Paul, a Jew of Tarsus, originally called Saul, is the subject of this painting. He became a foremost leader of the church ( Acts 7:58, 9:1-25, 13:9,13, 22: 25,29).To a number of churches and intimate friends he wrote letters, approximately a dozen of which are preserved in the New Testamant. He is believed to have suffered martyrdom in Rome late in the reign of Nero (about A.D. 67).

In this painting we see an interpretation of the ecstatic vision of St. Paul which he describes in Corinthians ( II Corinthians 12: 2-4). "I knew a man in Christ above fourteen years ago (whether out of the body I cannot tell: God knoweth;) such a one caught up to the third heaven . . . How he was caught up into paradise and heard unspeakable words, which it is not lawful for a man to utter".

Though Pouissin was never entirely at home with the visions and ecstasies that were the common currency of so many of his Baroque contemporaries, he painted a handful of such works in his maturity, of which the present picture is arguably one of the finest. It was painted for a patron as a pendant to a version of Raphael's Vision of Ezekial.

We see St Paul lifted against a stormy sky by two adult angels and two putti. The angel on the right is wearing a dark blue gown, the one on the left is draped in gold. The saint wears a flaming red mantle over a dark green tunic which provides a fresh contrast with the blue sky that seems to glow with a mystical light. The billowing draperies of the angels creates a sensation of upward lift. St Paul flings his arms out and throws back his head in rapture, giving us the feeling that his frail physical body can tolerate no more of the glorious vision that has been granted him.

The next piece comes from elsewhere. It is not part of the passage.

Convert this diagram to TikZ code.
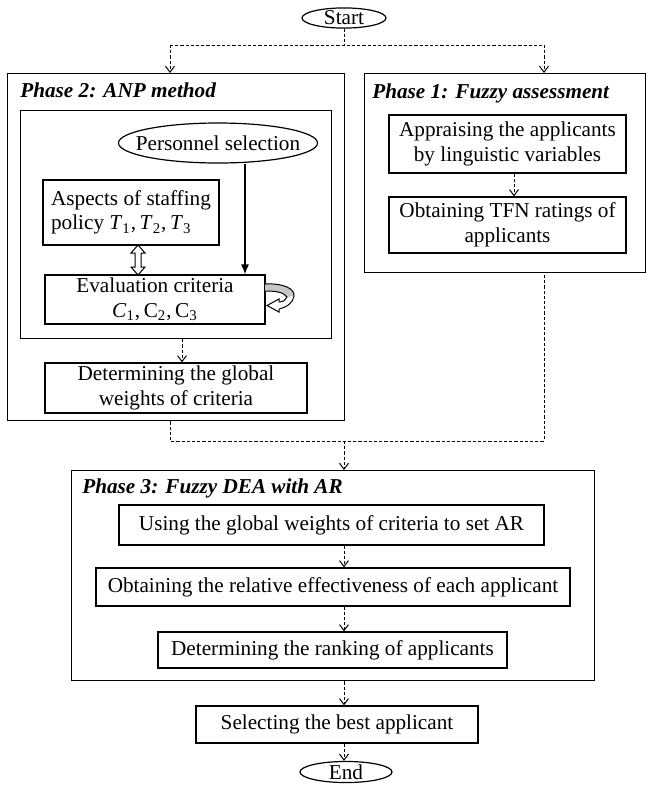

The distant landscape at the bottom of the painting takes us up to a dizzying height and gives the figures almost superhuman scale as they fill the small space of the panel. The ground below is shown as only the narrowest band of land.

Historical Context:
Visions of ecstasy were a favorite theme of the Baroque artist, a subject made popular by the new demands of the Counter Reformation ( the renewal and revival of the Church of Rome) which placed great emphasis on the mystical experience.

Painted during the time of the Counter Reformation, this painting fit well with the aims of the Catholic Church which utilized mystery as well as martyrdom in art to impress the faithful and bring them back to the church and away from the heretical Protestant Reformation.